One of my favorite movies is Runaway Bride, a romantic comedy in which Julia Roberts plays a small-town girl who bolts before saying “I do”. Plenty of brides have cold feet. According to an article in Marie-Claire which I mention in my blog “why I’m not married”, an astonishing 30-percent of now divorced women knew they were marrying the wrong man as they walked down the aisle. With that in mind, I can’t help wondering if its human nature to have doubts about the one we’re with. Is there something innate which drives so many men (and women) to have infidelities? Are they testing the waters, merely seeking a way to confirm whether they have chosen correctly, or are they simply bored?
In my blog Single O.B.O., I talk about how Angelinos are reluctant to commit to a party or dinner date, because they are waiting for the better offer. The same can be said for relationships—at least in Los Angeles. What is it about people that we always think there is something better on the other side of the fence?
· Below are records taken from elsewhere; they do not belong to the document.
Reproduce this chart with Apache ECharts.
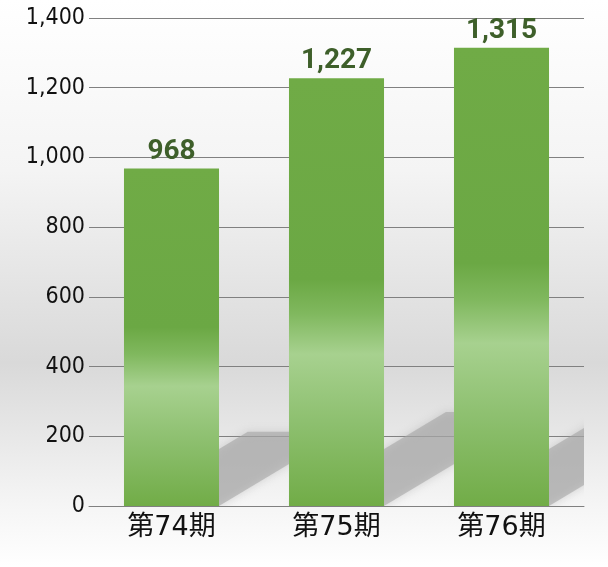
<!DOCTYPE html>
<html><head><meta charset="utf-8">
<script src="https://cdn.jsdelivr.net/npm/echarts@6/dist/echarts.min.js"></script>
<style>html,body{margin:0;padding:0;background:#fff}#c{width:608px;height:567px}</style>
</head><body><div id="c"></div>
<script>
const categories = ['第74期', '第75期', '第76期'];
const values = [968, 1227, 1315];
const yTicks = { min: 0, max: 1400, interval: 200 };

const chart = echarts.init(document.getElementById('c'));
const numFont = '"DejaVu Sans Condensed", "DejaVu Sans", sans-serif';
const barGrad = new echarts.graphic.LinearGradient(0, 0, 0, 1, [
  { offset: 0, color: '#70ab46' },
  { offset: 0.47, color: '#6ba844' },
  { offset: 0.55, color: '#80b85e' },
  { offset: 0.645, color: '#a7d18f' },
  { offset: 0.8, color: '#8ec070' },
  { offset: 1, color: '#71ac47' }
]);
chart.setOption({
  backgroundColor: new echarts.graphic.LinearGradient(0, 0, 0, 1, [
    { offset: 0, color: '#ffffff' },
    { offset: 0.3, color: '#f4f4f4' },
    { offset: 0.64, color: '#d9d9d9' },
    { offset: 0.8, color: '#ebebeb' },
    { offset: 0.89, color: '#f5f5f5' },
    { offset: 1, color: '#ffffff' }
  ]),
  animation: false,
  grid: { left: 89, right: 24, top: 18, bottom: 61 },
  xAxis: {
    type: 'category', data: categories,
    axisLine: { lineStyle: { color: '#808080', width: 1 } },
    axisTick: { show: false },
    axisLabel: { color: '#111', fontSize: 27, margin: 8, fontFamily: '"DejaVu Sans", "Noto Sans CJK JP", sans-serif' }
  },
  yAxis: {
    type: 'value', min: yTicks.min, max: yTicks.max, interval: yTicks.interval,
    axisLine: { show: false }, axisTick: { show: false },
    splitLine: { lineStyle: { color: '#808080', width: 1 } },
    axisLabel: { color: '#111', fontSize: 23, margin: 4, fontFamily: numFont,
      formatter: v => v.toLocaleString('en-US') }
  },
  series: [
    {
      type: 'custom', z: 1, clip: true,
      data: values.map((v, i) => [i, v]),
      renderItem: (params, api) => {
        const i = api.value(0), v = api.value(1);
        const base = api.coord([i, 0]);
        const top = api.coord([i, v]);
        const bw = api.size([1, 0])[0] * 0.576;
        const h = base[1] - top[1];
        const xl = base[0] - bw / 2, xr = base[0] + bw / 2, y0 = base[1];
        const dx = 0.367 * h, dy = 0.22 * h;
        return {
          type: 'polygon',
          shape: { points: [[xl, y0], [xr, y0], [xr + dx, y0 - dy], [xl + dx, y0 - dy]] },
          style: { fill: 'rgba(165,165,165,0.6)', shadowBlur: 8, shadowColor: 'rgba(165,165,165,0.7)' }
        };
      }
    },
    {
      type: 'bar', z: 3, data: values, barWidth: '57.6%',
      itemStyle: { color: barGrad },
      label: { show: true, position: 'top', distance: 3, color: '#3e5f2a', fontSize: 28,
        fontWeight: 'bold', fontFamily: '"Roboto", sans-serif', formatter: p => p.value.toLocaleString('en-US') }
    }
  ]
});
</script></body></html>
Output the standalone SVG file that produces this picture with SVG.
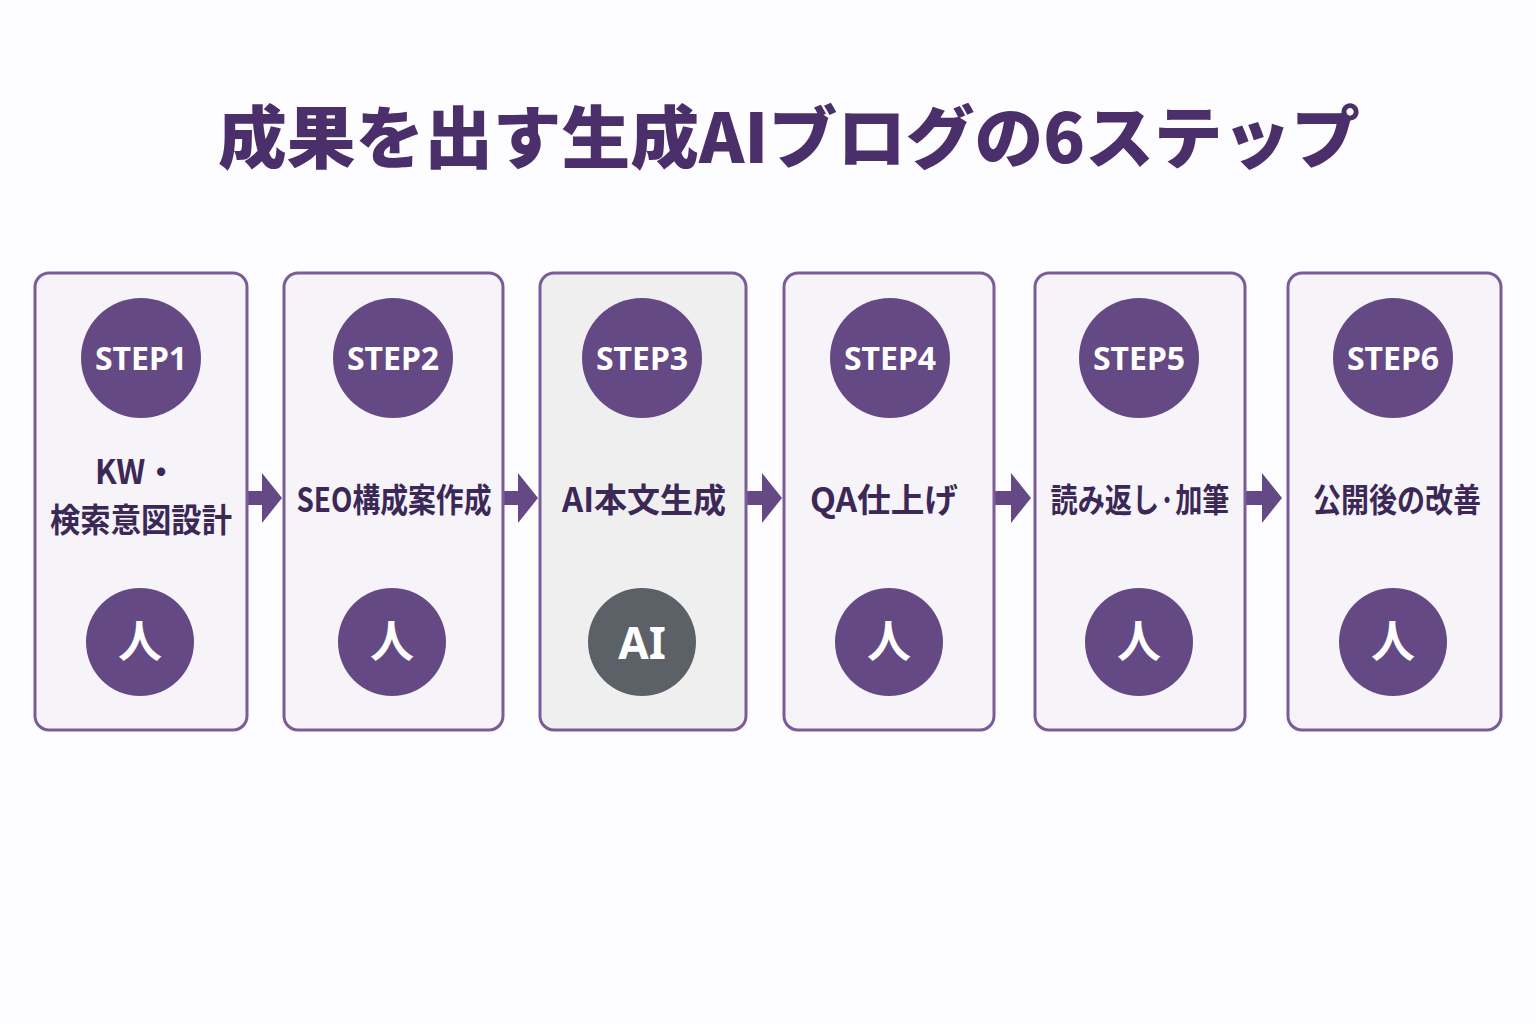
<svg xmlns="http://www.w3.org/2000/svg" width="1536" height="1024" viewBox="0 0 1536 1024">
<style>
.box{fill:#f6f3f9;stroke:#7a5c98;stroke-width:3}
.boxai{fill:#efeff0;stroke:#7a5c98;stroke-width:3}
.top{fill:#654985}
.bot{fill:#654985}
.botai{fill:#5b6166}
.st{font-family:"Noto Sans","Noto Sans CJK JP",sans-serif;font-weight:700;font-size:32px;fill:#fff;text-anchor:middle}
.lb{font-family:"Noto Sans CJK JP",sans-serif;font-weight:700;font-size:33px;fill:#3b2856;text-anchor:middle}
.ic{font-family:"Noto Sans CJK JP",sans-serif;font-weight:700;font-size:44px;fill:#fff;text-anchor:middle}
.title{font-family:"Noto Sans CJK JP",sans-serif;font-weight:900;font-size:68px;fill:#4a2f6b;text-anchor:middle}
.arr{fill:#654985}
</style>
<rect width="1536" height="1024" fill="#fdfcfe"/>
<text class="title" x="789" y="163" textLength="1142" lengthAdjust="spacingAndGlyphs">成果を出す生成AIブログの6ステップ</text>
<g id="connectors">
<path class="arr" d="M248 491h14v-18l20 25l-20 25v-18h-14z"/>
<path class="arr" d="M504 491h14v-18l20 25l-20 25v-18h-14z"/>
<path class="arr" d="M747 491h15v-18l20 25l-20 25v-18h-15z"/>
<path class="arr" d="M995 491h16v-18l20 25l-20 25v-18h-16z"/>
<path class="arr" d="M1246 491h16v-18l20 25l-20 25v-18h-16z"/>
</g>
<g id="step1">
<rect class="box" x="35" y="273" width="212" height="457" rx="14"/>
<circle class="top" cx="141" cy="358" r="60"/>
<text class="st" x="141" y="370">STEP1</text>
<text class="lb" x="136" y="484" textLength="82" lengthAdjust="spacingAndGlyphs">KW・</text>
<text class="lb" x="141" y="532" textLength="182" lengthAdjust="spacingAndGlyphs">検索意図設計</text>
<circle class="bot" cx="140" cy="642" r="54"/>
<text class="ic" x="140" y="658">人</text>
</g>
<g id="step2">
<rect class="box" x="284" y="273" width="219" height="457" rx="14"/>
<circle class="top" cx="393" cy="358" r="60"/>
<text class="st" x="393" y="370">STEP2</text>
<text class="lb" x="394" y="512" textLength="195" lengthAdjust="spacingAndGlyphs">SEO構成案作成</text>
<circle class="bot" cx="392" cy="642" r="54"/>
<text class="ic" x="392" y="658">人</text>
</g>
<g id="step3">
<rect class="boxai" x="540" y="273" width="206" height="457" rx="14"/>
<circle class="top" cx="642" cy="358" r="60"/>
<text class="st" x="642" y="370">STEP3</text>
<text class="lb" x="644" y="512" textLength="164" lengthAdjust="spacingAndGlyphs">AI本文生成</text>
<circle class="botai" cx="642" cy="642" r="54"/>
<text class="ic" x="642" y="659" style="font-family:'Noto Sans',sans-serif">AI</text>
</g>
<g id="step4">
<rect class="box" x="784" y="273" width="210" height="457" rx="14"/>
<circle class="top" cx="890" cy="358" r="60"/>
<text class="st" x="890" y="370">STEP4</text>
<text class="lb" x="884" y="512" textLength="148" lengthAdjust="spacingAndGlyphs">QA仕上げ</text>
<circle class="bot" cx="889" cy="642" r="54"/>
<text class="ic" x="889" y="658">人</text>
</g>
<g id="step5">
<rect class="box" x="1035" y="273" width="210" height="457" rx="14"/>
<circle class="top" cx="1139" cy="358" r="60"/>
<text class="st" x="1139" y="370">STEP5</text>
<text class="lb" x="1140" y="512" textLength="179" lengthAdjust="spacingAndGlyphs">読み返し·加筆</text>
<circle class="bot" cx="1139" cy="642" r="54"/>
<text class="ic" x="1139" y="658">人</text>
</g>
<g id="step6">
<rect class="box" x="1288" y="273" width="213" height="457" rx="14"/>
<circle class="top" cx="1393" cy="358" r="60"/>
<text class="st" x="1393" y="370">STEP6</text>
<text class="lb" x="1397" y="512" textLength="168" lengthAdjust="spacingAndGlyphs">公開後の改善</text>
<circle class="bot" cx="1393" cy="642" r="54"/>
<text class="ic" x="1393" y="658">人</text>
</g>
</svg>
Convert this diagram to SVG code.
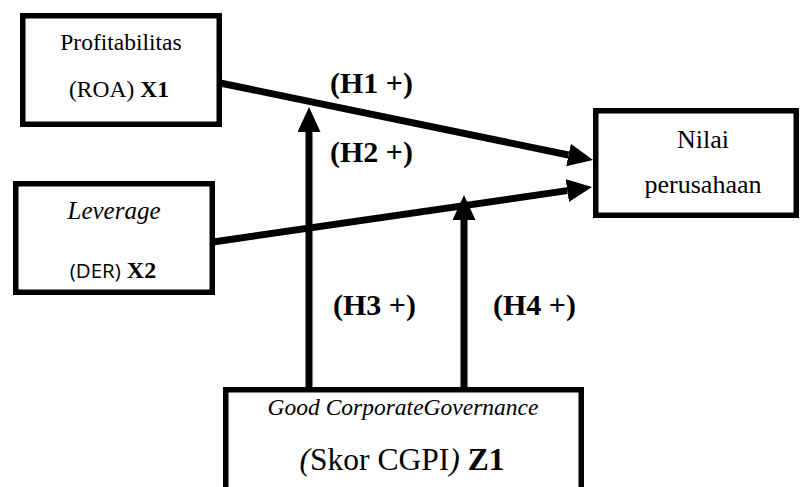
<svg xmlns="http://www.w3.org/2000/svg" width="801" height="487" viewBox="0 0 801 487">
<style>
.box{fill:#fff;stroke:#000;stroke-width:5.5}
.ln{stroke:#000;stroke-width:7;fill:none}
.t{font-family:"Liberation Serif","Times New Roman",serif;fill:#000;text-anchor:middle}
.b{font-weight:bold}
.i{font-style:italic}
.s{font-family:"Open Sans","Liberation Sans",sans-serif}
.h{font-family:"Liberation Serif","Times New Roman",serif;font-weight:bold;font-size:30px;fill:#000}
</style>
<defs>
<marker id="ah" markerUnits="userSpaceOnUse" markerWidth="26" markerHeight="24" refX="0" refY="11.5" orient="auto">
<path d="M0,0 L25,11.5 L0,23 z" fill="#000"/>
</marker>
</defs>
<rect width="801" height="487" fill="#fff"/>
<g id="connectors">
<line class="ln" x1="220" y1="83" x2="568.5" y2="155" marker-end="url(#ah)"/>
<line class="ln" x1="213" y1="242" x2="567.3" y2="190.6" marker-end="url(#ah)"/>
<line class="ln" x1="309" y1="390" x2="309" y2="132" marker-end="url(#ah)"/>
<line class="ln" x1="464" y1="390" x2="464" y2="220" marker-end="url(#ah)"/>
<text class="h" x="330" y="93">(H1 +)</text>
<text class="h" x="330" y="162">(H2 +)</text>
<text class="h" x="333" y="315">(H3 +)</text>
<text class="h" x="493" y="315">(H4 +)</text>
</g>
<g id="x1">
<rect class="box" x="22.75" y="15.75" width="196.5" height="108.5"/>
<text class="t" x="121" y="50" font-size="23.5">Profitabilitas</text>
<text class="t" x="119" y="97" font-size="23.5">(ROA) <tspan class="b">X1</tspan></text>
</g>
<g id="x2">
<rect class="box" x="15.75" y="183.75" width="196.5" height="108.5"/>
<text class="t i" x="114" y="219" font-size="25">Leverage</text>
<text class="t" x="113" y="278" font-size="24"><tspan class="s" font-size="20.5">(DER)</tspan> <tspan class="b">X2</tspan></text>
</g>
<g id="y">
<rect class="box" x="595.75" y="110.75" width="200.5" height="104.5"/>
<text class="t" x="703" y="148" font-size="26">Nilai</text>
<text class="t" x="703" y="193" font-size="26">perusahaan</text>
</g>
<g id="z1">
<rect class="box" x="225.75" y="389.75" width="355.5" height="110"/>
<text class="t i" x="403" y="415" font-size="23.5">Good CorporateGovernance</text>
<text class="t" x="402" y="470" font-size="31.5"><tspan class="i">(</tspan>Skor CGPI<tspan class="i">)</tspan> <tspan class="b">Z1</tspan></text>
</g>
</svg>
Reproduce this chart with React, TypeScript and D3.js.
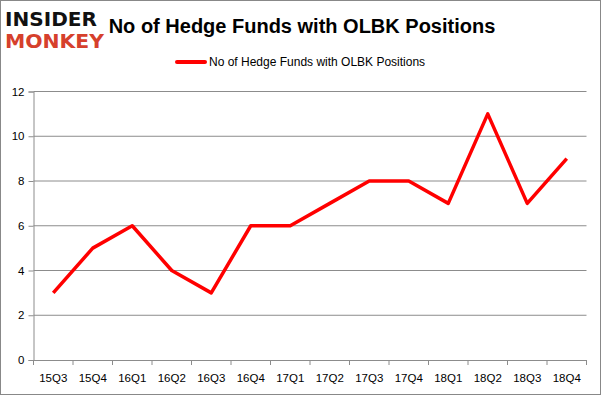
import React, { useRef, useEffect } from "react";
import * as d3 from "d3";

const quarters = ["15Q3", "15Q4", "16Q1", "16Q2", "16Q3", "16Q4", "17Q1", "17Q2", "17Q3", "17Q4", "18Q1", "18Q2", "18Q3", "18Q4"];
const funds = [3, 5, 6, 4, 3, 6, 6, 7, 8, 8, 7, 11, 7, 9];
const yTicks = [0, 2, 4, 6, 8, 10, 12];
const seriesName = "No of Hedge Funds with OLBK Positions";

const W = 601;
const H = 396;
const FONT = "'Liberation Sans', Arial, sans-serif";

const App = () => {
  const svgRef = useRef<SVGSVGElement>(null);

  useEffect(() => {
    const svg = d3.select(svgRef.current);
    svg.selectAll("*").remove();

    const left = 33.5, right = 586.5, top = 91.5, bottom = 360;

    const x = d3.scaleBand().domain(quarters).range([left, right]);
    const y = d3.scaleLinear().domain([0, 12]).range([bottom, top]);

    // frame
    svg.append("rect")
      .attr("x", 0.5).attr("y", 0.5)
      .attr("width", W - 1).attr("height", H - 2)
      .attr("fill", "#fff").attr("stroke", "#888");

    // logo
    svg.append("text")
      .attr("x", 5).attr("y", 26)
      .attr("textLength", 92).attr("lengthAdjust", "spacingAndGlyphs")
      .style("font", `bold 19px 'DejaVu Sans', sans-serif`)
      .attr("fill", "#111").text("INSIDER");
    svg.append("text")
      .attr("x", 5).attr("y", 48)
      .attr("textLength", 99).attr("lengthAdjust", "spacingAndGlyphs")
      .style("font", `bold 19px 'DejaVu Sans', sans-serif`)
      .attr("fill", "#d6402c").text("MONKEY");

    // title
    svg.append("text")
      .attr("x", 302).attr("y", 33)
      .attr("text-anchor", "middle")
      .style("font", `bold 20px ${FONT}`)
      .attr("fill", "#000").text(seriesName);

    // legend
    svg.append("line")
      .attr("x1", 177).attr("x2", 205).attr("y1", 62).attr("y2", 62)
      .attr("stroke", "#ff0000").attr("stroke-width", 4).attr("stroke-linecap", "round");
    svg.append("text")
      .attr("x", 209).attr("y", 66)
      .style("font", `12px ${FONT}`)
      .attr("fill", "#000").text(seriesName);

    // gridlines
    svg.append("g").selectAll("line")
      .data(yTicks.filter((t) => t > 0))
      .enter().append("line")
      .attr("x1", left).attr("x2", right)
      .attr("y1", (d) => y(d)).attr("y2", (d) => y(d))
      .attr("stroke", "#8c8c8c").attr("stroke-width", 1);

    // y axis
    const yAxis = svg.append("g").attr("transform", `translate(${left},0)`)
      .call(d3.axisLeft(y).tickValues(yTicks).tickSize(5).tickPadding(4));
    yAxis.select(".domain").attr("stroke", "#8c8c8c");
    yAxis.selectAll(".tick line").attr("stroke", "#8c8c8c");
    yAxis.selectAll("text").style("font", `11.5px ${FONT}`).attr("fill", "#000");

    // x axis
    const xAxis = svg.append("g").attr("transform", `translate(0,${bottom})`)
      .call(d3.axisBottom(x).tickSize(0).tickPadding(14));
    xAxis.select(".domain").attr("stroke", "#8c8c8c");
    xAxis.selectAll("text").style("font", `11.5px ${FONT}`).attr("fill", "#000");
    svg.append("g").selectAll("line")
      .data(quarters.concat(["end"]))
      .enter().append("line")
      .attr("x1", (d, i) => left + i * x.step())
      .attr("x2", (d, i) => left + i * x.step())
      .attr("y1", bottom).attr("y2", bottom + 5)
      .attr("stroke", "#8c8c8c");

    // series
    const line = d3.line<number>()
      .x((d, i) => (x(quarters[i]) as number) + x.bandwidth() / 2)
      .y((d) => y(d));
    svg.append("path")
      .datum(funds)
      .attr("d", line)
      .attr("fill", "none")
      .attr("stroke", "#ff0000")
      .attr("stroke-width", 3.5)
      .attr("stroke-linejoin", "round");
  }, []);

  return <svg ref={svgRef} width={W} height={H} style={{ display: "block", position: "absolute", left: 0, top: 0 }}></svg>;
};

export default App;
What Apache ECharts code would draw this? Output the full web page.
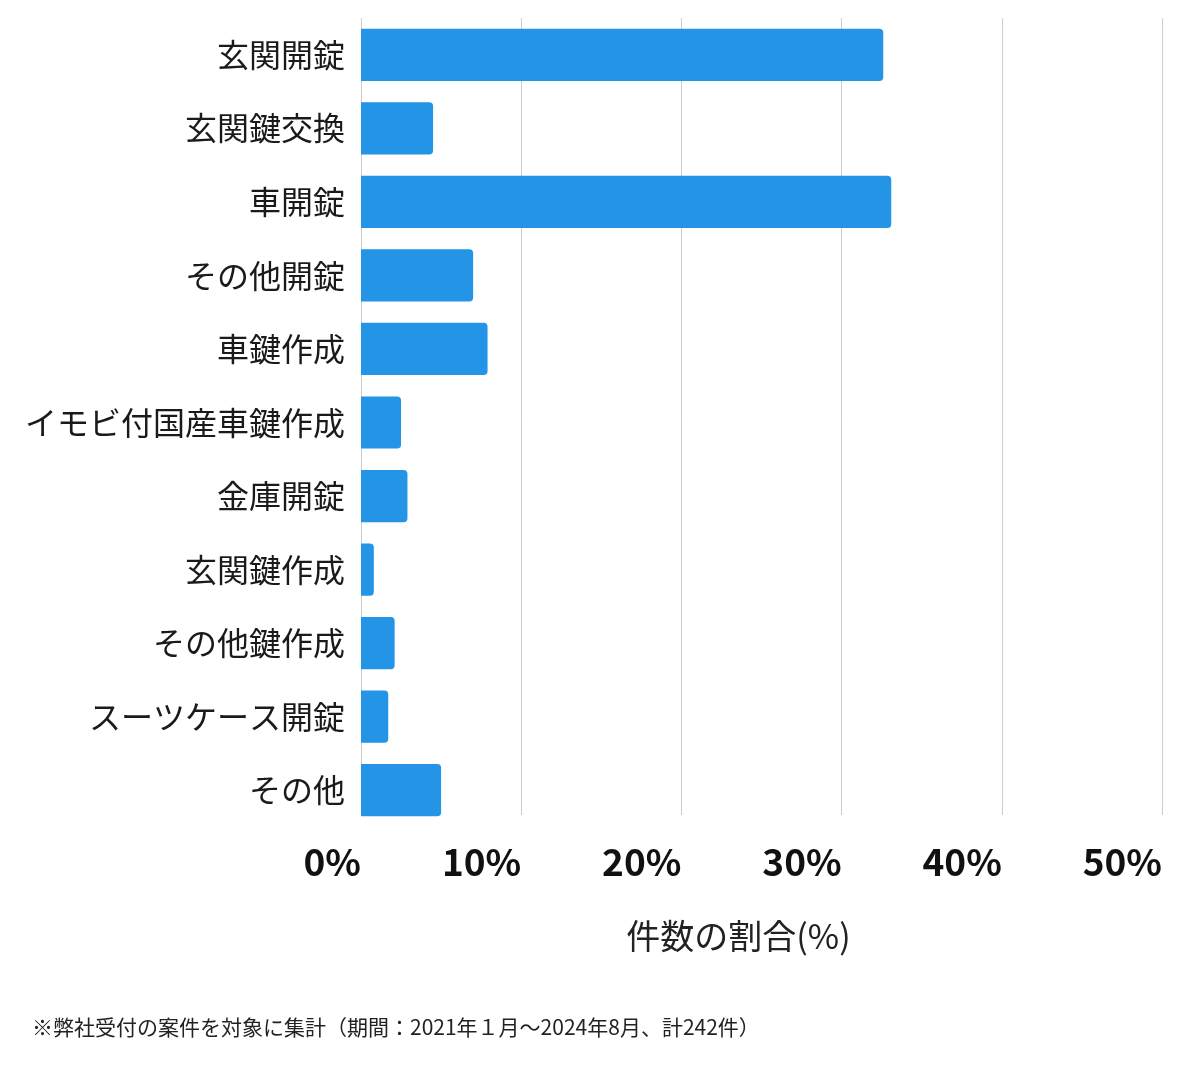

We’re not necessarily unhappy in our relationship, but we always feel we can be happier. I guess that’s why it’s called the pursuit of happiness.
No relationship is perfect. There are ups and downs. There are waves to be ridden and storms to weather. A writer friend once said to me “changing agents is like changing deck chairs on the Titanic.” While the idea that all relationships are sinking ships is rather cynical, it could be said that Holland America and the Princess line are both cruise ships—they both have entertainment, nourishment, and the promise of romance. Reminds me of The Love Boat, a classic TV show that endured an entire decade on network television on the premise of finding true love at sea. It might be best to just let that other ship pass in the night and not contemplate lowering the life raft and seeing if you can make the uncharted water over to the other boat which may look bigger and better from afar. You may discover the pool to be larger in lieu of a smaller shuffleboard court. But, is that really a better offer?
Relationships are hard work, like maintaining one’s figure and physical fitness. Therapy alone won’t cut it. It takes more than an hour a week to build muscle mass and endurance. The same can be said for relationships. If you want to maintain your core strength on the field and off, and be that champion athlete, you need to practice a little every day. Communication, patience, and passion are important. Once you find what you want, don’t get out the binoculars to scour the decks of a passing cruise ship wondering if you can do better. Instead, maintain what you’ve accomplished and don’t get complacent. Continue to build on what you have already gained.
Don’t consider your relationship work. The word “work” creates a negative connotation. Perception is a state of mind. Just like wondering if the grass is greener, the way we look at something becomes the way we see it. If we determine that a relationship will be good and healthy, then it will be. If we’re determined to be negative, then we will be shrouded in darkness and complications. Perhaps, a life-preserver, swimming to shore or some other drastic change is not what’s needed. Maybe we just need a little Captain Morgan’s rum—a dash of spice, a pinch of sunny optimism, and a sprinkle of gratitude for the good that already exists and we have a magical cocktail that keeps us happy for a very long time.